The silver lining, we are told, is a new ‘ban’ on no-fault evictions. But this is only a feeble echo of even the eviction ban that existed two years ago. ‘Small landlords’ will be allowed to carry out no-fault evictions every 6 years. If that’s not enough, they can do so earlier if, for example, a family member wishes to move in. 

But even these generous conditions won’t discourage the craftiest among them, considering it’s precisely this cohort, which owns the homes of 45 percent of renters, that are the most notorious offenders when it comes to illegal evictions. 

The Supply Puzzle

So what has possessed the government to respond to ballooning rents by granting landlords additional powers to enact rent increases? Their perverse logic goes that if there is more money to be made from ripping off tenants, then investors will be inclined to build more homes. 

The reform may not have been inspired by any Dickensian spectres after all, but the Ghost of Housing Future did rear its head eventually in the form of a new report by the Central Bank of Ireland. 

Despite the new measures, the central bank has reduced its previous projections for housing completions in the years ahead. They now expect 32,500 units in 2025 – a far cry from the 50,500 completions per year needed to reach the government’s promise of 303,000 new homes by 2030.

Capitalism’s justification for its existence is that market signals are supposed to incentivise competing capitalists to pump investment where the greatest demand exists. And yet housing commencements for the first quarter of 2025 were at their lowest level since 2016! How is our landlord government to square this circle? 

Housing completions are dependent on a plethora of factors, including the cost of construction (which is rising), the availability of labour (at an all-time low) and the state of infrastructure such as water and electricity (in utter crisis).

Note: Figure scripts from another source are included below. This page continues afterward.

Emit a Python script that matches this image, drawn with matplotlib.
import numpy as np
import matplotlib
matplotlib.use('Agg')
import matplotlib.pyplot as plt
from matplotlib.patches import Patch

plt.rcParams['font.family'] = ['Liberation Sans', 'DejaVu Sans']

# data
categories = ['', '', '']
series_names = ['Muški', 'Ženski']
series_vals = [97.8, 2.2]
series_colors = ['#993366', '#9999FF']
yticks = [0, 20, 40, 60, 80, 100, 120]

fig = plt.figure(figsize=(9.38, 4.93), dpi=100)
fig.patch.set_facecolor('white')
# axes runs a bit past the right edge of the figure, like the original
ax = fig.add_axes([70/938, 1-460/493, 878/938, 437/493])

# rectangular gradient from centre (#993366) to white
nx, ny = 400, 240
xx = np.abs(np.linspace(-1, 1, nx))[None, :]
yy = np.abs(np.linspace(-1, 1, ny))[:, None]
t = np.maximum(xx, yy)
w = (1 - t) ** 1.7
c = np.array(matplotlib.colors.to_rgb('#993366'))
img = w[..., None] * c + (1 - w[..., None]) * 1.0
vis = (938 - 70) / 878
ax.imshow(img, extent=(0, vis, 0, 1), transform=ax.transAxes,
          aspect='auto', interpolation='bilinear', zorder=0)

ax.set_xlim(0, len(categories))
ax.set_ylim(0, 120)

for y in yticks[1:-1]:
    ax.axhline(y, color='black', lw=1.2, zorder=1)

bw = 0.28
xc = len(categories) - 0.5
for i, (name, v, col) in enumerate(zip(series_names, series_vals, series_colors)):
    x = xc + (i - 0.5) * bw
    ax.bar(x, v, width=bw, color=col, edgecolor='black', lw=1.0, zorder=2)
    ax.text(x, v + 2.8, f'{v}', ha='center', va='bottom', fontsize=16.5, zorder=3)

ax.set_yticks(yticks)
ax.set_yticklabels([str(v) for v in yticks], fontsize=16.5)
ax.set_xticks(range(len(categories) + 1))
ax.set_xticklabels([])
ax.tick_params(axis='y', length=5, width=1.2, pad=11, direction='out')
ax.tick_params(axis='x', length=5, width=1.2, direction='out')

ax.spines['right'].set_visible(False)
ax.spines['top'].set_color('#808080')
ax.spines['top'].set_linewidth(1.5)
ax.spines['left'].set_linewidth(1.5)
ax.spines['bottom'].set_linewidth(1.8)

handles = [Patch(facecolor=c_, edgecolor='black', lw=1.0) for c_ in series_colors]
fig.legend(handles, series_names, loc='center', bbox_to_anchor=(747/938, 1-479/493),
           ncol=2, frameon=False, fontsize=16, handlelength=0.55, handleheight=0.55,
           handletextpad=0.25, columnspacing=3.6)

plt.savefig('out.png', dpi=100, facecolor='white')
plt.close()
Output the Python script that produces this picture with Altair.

The government can try to address these various shortfalls with state investment, but where is this money to come from? With growing instability in the Middle East and no progress on ‘zero-for-zero’ tariffs between the US and EU, global trade is about to suffer further crushing blows which threaten to put an end to the era of surpluses for the Irish exchequer.

For a Revolutionary Housing Policy!

The reforms to RPZs due to be enacted in March amount to a massive attack on workers and tenants across Ireland. We must fight tooth and nail for a real ban on evictions and for rents to be capped at a proportion of income. 

These are demands that would immediately benefit workers and tenants, and communists support them. But more is needed to solve the housing crisis. James Connolly explained it all the way back in 1899:

“It must be remembered, however, that all those measures are merely tentative. Our cities can never be made really habitable or worthy of an enlightened people while the habitations of its citizens remain the property of private individuals. To permanently remedy the evils of city life the citizens must own their city.”

Even with the increased squeeze tenants will now experience, supply will continue to be insufficient. 

What is needed is to nationalise and unite the existing construction firms. Furthermore, the Irish state has recently relinquished the last of its AIB shares from the 2009 bailout. We propose the exact opposite – expropriate the colossal wealth of the banks without compensation to the profiteers! 

Only with real, direct control of the building sector and the wealth to carry out a plan of mass infrastructure construction, could the demand for housing finally be met – not as material for speculation but as the affordable homes that the working people of this country desperately need.